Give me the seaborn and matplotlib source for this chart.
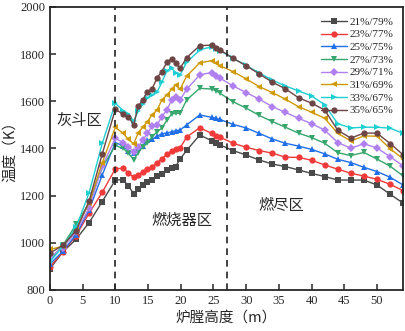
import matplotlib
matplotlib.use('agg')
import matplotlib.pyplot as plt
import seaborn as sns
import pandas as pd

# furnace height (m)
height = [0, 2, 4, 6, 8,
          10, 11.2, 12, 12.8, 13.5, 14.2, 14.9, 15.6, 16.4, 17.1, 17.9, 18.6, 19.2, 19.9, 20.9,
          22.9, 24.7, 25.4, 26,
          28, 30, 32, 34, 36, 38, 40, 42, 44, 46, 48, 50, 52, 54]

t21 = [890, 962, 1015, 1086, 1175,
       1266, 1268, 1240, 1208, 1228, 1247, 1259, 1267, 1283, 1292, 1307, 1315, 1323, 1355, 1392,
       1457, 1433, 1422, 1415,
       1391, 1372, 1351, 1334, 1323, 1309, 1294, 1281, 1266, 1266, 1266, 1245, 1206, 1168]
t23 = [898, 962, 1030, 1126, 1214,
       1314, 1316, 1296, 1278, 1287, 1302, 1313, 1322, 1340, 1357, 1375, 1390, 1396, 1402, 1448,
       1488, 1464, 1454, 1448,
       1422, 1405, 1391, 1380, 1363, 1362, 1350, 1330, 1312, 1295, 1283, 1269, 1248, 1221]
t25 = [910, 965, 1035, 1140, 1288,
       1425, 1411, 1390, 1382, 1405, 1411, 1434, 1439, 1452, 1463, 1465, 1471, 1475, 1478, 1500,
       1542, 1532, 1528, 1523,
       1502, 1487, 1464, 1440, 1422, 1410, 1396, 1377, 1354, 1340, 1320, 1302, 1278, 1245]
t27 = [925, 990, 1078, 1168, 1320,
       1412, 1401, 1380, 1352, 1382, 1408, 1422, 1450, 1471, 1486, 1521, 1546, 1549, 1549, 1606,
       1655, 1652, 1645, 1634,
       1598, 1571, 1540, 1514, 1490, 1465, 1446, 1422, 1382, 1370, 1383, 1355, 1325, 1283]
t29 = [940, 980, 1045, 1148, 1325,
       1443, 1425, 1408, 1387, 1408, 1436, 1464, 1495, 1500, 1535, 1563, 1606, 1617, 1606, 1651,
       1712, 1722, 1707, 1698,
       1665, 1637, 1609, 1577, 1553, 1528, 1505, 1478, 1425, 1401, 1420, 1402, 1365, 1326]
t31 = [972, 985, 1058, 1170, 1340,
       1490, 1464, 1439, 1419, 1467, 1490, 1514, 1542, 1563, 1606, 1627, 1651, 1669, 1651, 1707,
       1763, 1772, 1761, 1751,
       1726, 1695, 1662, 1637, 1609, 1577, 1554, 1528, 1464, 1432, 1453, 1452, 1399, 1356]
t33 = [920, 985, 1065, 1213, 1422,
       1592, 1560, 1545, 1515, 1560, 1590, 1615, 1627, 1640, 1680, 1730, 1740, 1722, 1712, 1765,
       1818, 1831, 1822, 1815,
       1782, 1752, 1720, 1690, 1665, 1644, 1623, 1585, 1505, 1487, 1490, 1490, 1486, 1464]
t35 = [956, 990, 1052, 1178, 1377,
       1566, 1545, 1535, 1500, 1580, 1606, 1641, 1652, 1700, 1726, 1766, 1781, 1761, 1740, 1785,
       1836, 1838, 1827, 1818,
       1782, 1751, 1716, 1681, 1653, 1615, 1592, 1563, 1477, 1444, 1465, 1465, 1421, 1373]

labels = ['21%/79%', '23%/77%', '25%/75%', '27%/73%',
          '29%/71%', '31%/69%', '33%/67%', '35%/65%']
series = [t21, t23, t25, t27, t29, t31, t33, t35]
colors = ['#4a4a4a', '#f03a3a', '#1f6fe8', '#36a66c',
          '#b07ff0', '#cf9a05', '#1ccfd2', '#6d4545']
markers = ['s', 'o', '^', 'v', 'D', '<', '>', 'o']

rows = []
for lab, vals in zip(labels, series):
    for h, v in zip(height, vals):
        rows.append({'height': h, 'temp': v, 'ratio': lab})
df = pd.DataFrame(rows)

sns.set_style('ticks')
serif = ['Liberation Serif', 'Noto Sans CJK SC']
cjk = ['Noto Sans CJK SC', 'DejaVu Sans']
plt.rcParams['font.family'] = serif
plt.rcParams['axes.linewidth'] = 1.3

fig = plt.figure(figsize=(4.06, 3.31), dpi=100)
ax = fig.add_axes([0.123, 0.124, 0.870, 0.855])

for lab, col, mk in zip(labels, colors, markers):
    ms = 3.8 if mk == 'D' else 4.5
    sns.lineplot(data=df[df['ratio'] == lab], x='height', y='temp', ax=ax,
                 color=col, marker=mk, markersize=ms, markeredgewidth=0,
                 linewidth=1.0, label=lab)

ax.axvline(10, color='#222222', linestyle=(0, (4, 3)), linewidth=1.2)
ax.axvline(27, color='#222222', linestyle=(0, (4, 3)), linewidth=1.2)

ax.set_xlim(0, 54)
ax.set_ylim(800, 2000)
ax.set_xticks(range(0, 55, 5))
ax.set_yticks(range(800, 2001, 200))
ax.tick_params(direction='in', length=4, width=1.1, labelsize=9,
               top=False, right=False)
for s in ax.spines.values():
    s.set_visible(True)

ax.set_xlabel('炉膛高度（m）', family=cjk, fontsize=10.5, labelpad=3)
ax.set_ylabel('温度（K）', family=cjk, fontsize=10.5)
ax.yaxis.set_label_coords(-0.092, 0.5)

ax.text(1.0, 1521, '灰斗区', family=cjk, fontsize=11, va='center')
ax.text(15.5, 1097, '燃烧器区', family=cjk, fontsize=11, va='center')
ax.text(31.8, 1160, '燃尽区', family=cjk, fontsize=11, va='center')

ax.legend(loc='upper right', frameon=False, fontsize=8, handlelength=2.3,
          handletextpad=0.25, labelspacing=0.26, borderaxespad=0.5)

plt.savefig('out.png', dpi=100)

● ● ●

Pick out every line holding the string "matplotlib" and return it.

Give me the seaborn and matplotlib source for this chart.
import matplotlib
matplotlib.use('agg')
import matplotlib.pyplot as plt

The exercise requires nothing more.